As the ongoing U.S. trade war reshapes global commerce, companies re-evaluate their supply chain strategies in response to rising tariffs on key trade partners, including Canada and Mexico. According to Joe DeGenova, a seasoned logistics and supply chain expert, international trade’s increasing costs and uncertainties are accelerating the shift toward reshoring and nearshoring as viable alternatives to offshore manufacturing.
Tariffs and Trade Tensions Driving a Logistics Overhaul
“The U.S. trade war has fundamentally altered the way businesses think about global logistics,” says Joe DeGenova. “With tariffs on Canadian and Mexican imports increasing costs for American companies, the traditional model of relying on overseas suppliers is becoming less sustainable.”

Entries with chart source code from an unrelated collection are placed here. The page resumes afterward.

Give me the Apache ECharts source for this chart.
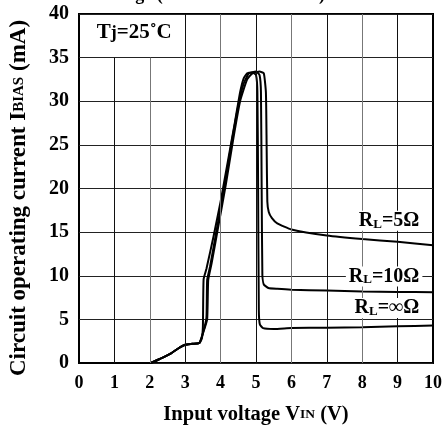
<!DOCTYPE html>
<html><head><meta charset="utf-8">
<script src="https://cdn.jsdelivr.net/npm/echarts@6/dist/echarts.min.js"></script>
<style>html,body{margin:0;padding:0;background:#fff}#c{width:446px;height:430px}</style>
</head><body><div id="c"></div>
<script>
// ---- data ----
const xTicks = [0,1,2,3,4,5,6,7,8,9,10];
const yTicks = [0,5,10,15,20,25,30,35,40];
// R_L = infinity
const vInf = [0,2,2.3,2.6,2.85,3.0,3.2,3.4,3.47,3.5,3.52,3.6,3.8,4.0,4.2,4.4,4.55,4.65,4.75,4.9,5.0,5.04,5.06,5.08,5.11,5.2,5.5,6,7,8,9,10];
const iInf = [0,0,0.5,1.1,1.8,2.1,2.2,2.3,2.8,4.2,9.6,10.8,14.5,18.5,23,27.5,31,32.6,33.2,33.3,33.0,31,20,6,4.4,4.0,3.9,4.0,4.05,4.1,4.2,4.3];
// R_L = 10 ohm
const v10 = [0,2,2.3,2.6,2.85,3.0,3.2,3.4,3.5,3.6,3.62,3.7,3.9,4.1,4.3,4.5,4.65,4.8,5.0,5.1,5.14,5.16,5.18,5.22,5.35,5.6,6,7,8,9,10];
const i10 = [0,0,0.5,1.1,1.8,2.1,2.2,2.3,3.4,5.2,9.5,11,15.5,20,25,29.5,32,33.2,33.4,33.0,31,20,10,9,8.6,8.5,8.4,8.3,8.2,8.15,8.1];
// R_L = 5 ohm
const v5 = [0,2,2.3,2.6,2.85,3.0,3.2,3.4,3.5,3.62,3.65,3.75,3.95,4.15,4.35,4.55,4.75,4.9,5.1,5.22,5.28,5.3,5.32,5.36,5.45,5.6,6,7,8,9,10];
const i5 = [0,0,0.5,1.1,1.8,2.1,2.2,2.3,3.4,5.0,9.5,11.5,16,20.5,25.5,30,32.5,33.2,33.4,33.2,31,25,18.5,17.3,16.6,16,15.3,14.6,14.2,13.9,13.5];
const curveNames = ['RL=5Ω','RL=10Ω','RL=∞Ω'];
const labelPos = [[9.7,16.3],[9.7,9.9],[9.7,6.3]];
const labelRich = ['{r|R}{s|L}{r|=5Ω}','{r|R}{s|L}{r|=10Ω}','{r|R}{s|L}{r|=∞Ω}'];

const zip = (a,b) => a.map((x,k)=>[x,b[k]]);
const F = '"Liberation Serif","Times New Roman",serif';
const rich = {
  r:{fontFamily:F,fontWeight:'bold',fontSize:20,color:'#000'},
  s:{fontFamily:F,fontWeight:'bold',fontSize:13,color:'#000',verticalAlign:'bottom'}
};
const richTj = {
  r:{fontFamily:F,fontWeight:'bold',fontSize:21,color:'#000'},
  s:{fontFamily:F,fontWeight:'bold',fontSize:18,color:'#000',verticalAlign:'bottom'}
};

// vertical grid lines (1 and 2 stop below the Tj box)
const vLines = xTicks.slice(1,-1).map(v => [
  {coord:[v,0], lineStyle:{color: v%2 ? '#111' : '#777', width:1, type:'solid'}},
  {coord:[v, v<3 ? 35 : 40]}
]);

function curve(name, data, k){
  return {
    name, type:'line', data, showSymbol:false, symbol:'none', smooth:0.15, z:3,
    lineStyle:{color:'#000', width:2},
    markPoint:{
      symbol:'circle', symbolSize:0, silent:true,
      data:[{coord:labelPos[k]}],
      label:{show:true, formatter:labelRich[k], align:'right', verticalAlign:'middle',
        backgroundColor:'#fff', padding:[0,3,0,3], rich}
    }
  };
}

const chart = echarts.init(document.getElementById('c'));
chart.setOption({
  animation:false,
  backgroundColor:'#fff',
  graphic:[{type:'text', left:95, top:-14, style:{text:'Voltage (TYPICAL VALUES)', font:'bold 18px '+F, fill:'#000'}}],
  grid:{left:77, right:13, top:14, bottom:61, show:true, borderColor:'#000', borderWidth:2, backgroundColor:'transparent'},
  xAxis:{type:'value', min:0, max:10, interval:1,
    axisLine:{show:false}, axisTick:{show:false}, splitLine:{show:false},
    axisLabel:{fontFamily:F, fontWeight:'bold', fontSize:18, color:'#000', margin:11},
    name:'Input voltage V{s|IN} (V)', nameLocation:'middle', nameGap:41, nameMoveOverlap:false,
    nameTextStyle:{fontFamily:F, fontWeight:'bold', fontSize:20.5, color:'#000',
      rich:{s:{fontFamily:F,fontWeight:'bold',fontSize:13.5,color:'#000'}}}
  },
  yAxis:{type:'value', min:0, max:40, interval:5,
    axisLine:{show:false}, axisTick:{show:false},
    splitLine:{show:true, lineStyle:{color:'#222', width:1}},
    axisLabel:{fontFamily:F, fontWeight:'bold', fontSize:20, color:'#000', margin:10},
    name:'Circuit operating current I{s|BIAS} (mA)', nameLocation:'middle', nameGap:48, nameRotate:90, nameMoveOverlap:false,
    nameTextStyle:{fontFamily:F, fontWeight:'bold', fontSize:23, color:'#000', padding:[0,19,0,0],
      rich:{s:{fontFamily:F,fontWeight:'bold',fontSize:15,color:'#000'}}}
  },
  series:[
    {type:'line', data:[], z:1, silent:true,
      markLine:{symbol:'none', silent:true, label:{show:false}, data:vLines}},
    {type:'scatter', data:[], z:4, silent:true,
      markPoint:{symbol:'circle', symbolSize:0, silent:true, data:[{coord:[1.56,37.9]}],
        label:{show:true, formatter:'{r|T}{s|j}{r|=25˚C}', align:'center', verticalAlign:'middle', rich:richTj}}},
    curve(curveNames[0], zip(v5,i5), 0),
    curve(curveNames[1], zip(v10,i10), 1),
    curve(curveNames[2], zip(vInf,iInf), 2)
  ]
});
</script></body></html>
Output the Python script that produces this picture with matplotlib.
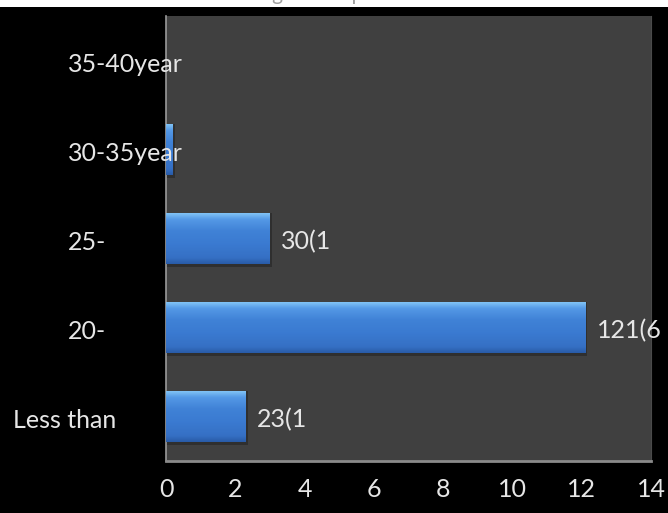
import numpy as np
import matplotlib
matplotlib.use("Agg")
import matplotlib.pyplot as plt
from matplotlib.patches import Rectangle
from matplotlib.transforms import blended_transform_factory

# Age groups (bottom to top) and bar values
categories = ["Less than", "20-", "25-", "30-35year", "35-40year"]
values = [2.3, 12.1, 3.0, 0.2, 0.0]
value_labels = ["23(1", "121(6", "30(1", "", ""]
x_ticks = [0, 2, 4, 6, 8, 10, 12, 14]
title = "Age of respondents"

plt.rcParams["font.family"] = ["Lato", "DejaVu Sans"]
FS = 18
TXT = "#e6e6e6"

fig = plt.figure(figsize=(6.68, 5.13), dpi=100, facecolor="black")
ax = fig.add_axes([166 / 668, 1 - 461 / 513, (651 - 166) / 668, (461 - 16) / 513])
ax.set_facecolor("#404040")

# white strip along the top edge with the clipped title
fig.patches.append(Rectangle((0, 1 - 7 / 513), 1, 7 / 513, transform=fig.transFigure,
                             facecolor="white", edgecolor="none", zorder=0))
fig.text(0.52, 1.0 + 6 / 513, title, ha="center", va="center", fontsize=15,
         color="#a0a0a0")

bar_h = 0.57
ypos = np.arange(len(categories))

# vertical gradient for the bars: light top edge, deeper blue body
grad_cols = np.array([
    [0.50, 0.76, 0.96],
    [0.33, 0.60, 0.90],
    [0.25, 0.51, 0.84],
    [0.23, 0.48, 0.82],
    [0.21, 0.44, 0.77],
    [0.16, 0.36, 0.66],
])
stops = np.array([0.0, 0.12, 0.35, 0.6, 0.88, 1.0])
n = 64
t = np.linspace(0, 1, n)
grad = np.stack([np.interp(t, stops, grad_cols[:, c]) for c in range(3)], axis=1)
grad_img = grad[:, None, :]

for y, v in zip(ypos, values):
    if v <= 0:
        continue
    # soft shadow under the bar
    ax.add_patch(Rectangle((0, y - bar_h / 2 - 0.04), v + 0.06, bar_h + 0.04,
                           facecolor="black", alpha=0.25, edgecolor="none", zorder=1))
    bar = ax.barh(y, v, height=bar_h, color="#3b7bd2", edgecolor="none", zorder=2)[0]
    im = ax.imshow(grad_img, extent=(0, v, y - bar_h / 2, y + bar_h / 2),
                   aspect="auto", origin="upper", zorder=3, interpolation="bilinear")
    im.set_clip_path(bar)

ax.set_aspect("auto")
ax.set_xlim(0, 14)
ax.set_ylim(-0.5, len(categories) - 0.5)

# value labels to the right of the bars
for y, v, lab in zip(ypos, values, value_labels):
    if lab:
        ax.text(v + 0.33, y - 0.03, lab, ha="left", va="center", fontsize=FS,
                color=TXT, zorder=5)

# category labels
label_x = [13 / 668, 68 / 668, 68 / 668, 68 / 668, 68 / 668]
trans = blended_transform_factory(fig.transFigure, ax.transData)
for y, cat, lx in zip(ypos, categories, label_x):
    ax.text(lx, y - 0.04, cat, transform=trans, ha="left", va="center",
            fontsize=FS, color=TXT, zorder=6, clip_on=False)

ax.set_yticks([])
ax.set_xticks(x_ticks)
ax.set_xticklabels([str(v) for v in x_ticks], fontsize=FS, color=TXT)
ax.tick_params(axis="x", length=0, pad=12)

ax.spines["top"].set_visible(False)
ax.spines["right"].set_color("#4a4a4a")
ax.spines["left"].set_color("#9a9a9a")
ax.spines["bottom"].set_color("#8a8a8a")
ax.spines["left"].set_linewidth(1.2)
ax.spines["bottom"].set_linewidth(2)

fig.savefig("out.png", dpi=100, facecolor="black")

DeGenova points to recent policy changes, such as increased tariffs on steel, aluminum, and auto parts, which will add financial strain to industries that rely on cross-border trade. “Companies can no longer afford to absorb these additional costs,” he adds. “Many are actively exploring reshoring – bringing manufacturing back to the U.S. – or nearshoring, which keeps production closer, in regions like Mexico, but with greater control and fewer geopolitical risks.”
The Shift from Offshoring to Nearshoring: A Cost-Benefit Analysis
Offshoring has been seen as the most cost-effective way to produce goods for decades, with Asia serving as a primary manufacturing hub. However, according to DeGenova, the equation has changed. “Labor costs in China have been rising, supply chain disruptions are more frequent, and now tariffs are making it even more expensive to import goods. Companies are realizing that manufacturing closer to home may be the smarter long-term strategy.”
Nearshoring to Mexico has been an appealing alternative, but recent tariffs on Mexican goods have complicated the decision. “Businesses are in a tough spot,” DeGenova explains. “While Mexico offers lower labor costs and shorter supply chains, the unpredictability of trade policies means companies must factor in potential cost fluctuations.”
Reshoring as a Solution to Supply Chain Volatility
In contrast, reshoring allows American manufacturers to regain control over their supply chains while minimizing exposure to international trade conflicts. “Bringing production back to the U.S. offers stability and predictability,” says DeGenova. “Yes, labor costs may be higher, but automation and advanced manufacturing techniques offset those costs.”
According to DeGenova, industries such as automotive, aerospace, and consumer electronics are already making significant moves toward reshoring. “The key is balancing cost with resilience,” he adds. “Companies are realizing that even if domestic production is slightly more expensive, it’s worth it to avoid the headaches of tariffs, shipping delays, and geopolitical risks.”
Logistics and Infrastructure: Preparing for the Shift
For reshoring and nearshoring to be successful, the U.S. must invest in logistics infrastructure to support the transition. “More manufacturing in America means more demand for efficient transportation networks, warehousing, and distribution,” says DeGenova. “Companies are evaluating how to optimize freight routes, streamline last-mile delivery, and reduce bottlenecks in domestic supply chains.”
Additionally, DeGenova highlights the importance of partnerships with third-party logistics providers (3PLs). “A well-integrated 3PL strategy can help businesses manage the complexities of shifting supply chains. Whether it’s warehousing, freight brokerage, or customs compliance, these providers will play a critical role in making reshoring a success.”
What’s Next for Global Trade and Supply Chains?
As trade policies continue to evolve, companies must remain agile. “There’s no one-size-fits-all approach,” DeGenova notes. “Every business must evaluate its supply chain and decide whether reshoring, nearshoring, or a hybrid approach is the best fit.”
Looking ahead, DeGenova believes that government policies will play a significant role in determining how supply chains evolve. “If the U.S. wants to encourage reshoring, incentives such as tax breaks and infrastructure investments will be necessary,” he says. “At the same time, businesses must be proactive, not reactive, in adapting to the changing trade landscape.”
Conclusion
The ongoing U.S. trade war has forced businesses to rethink their supply chain strategies, with reshoring and nearshoring emerging as key solutions. According to Joe DeGenova, companies that adapt early will be best positioned to navigate the challenges ahead. “The future of logistics will be defined by flexibility, resilience, and strategic decision-making,” he concludes. “Now is the time to rethink how and where we manufacture our goods.”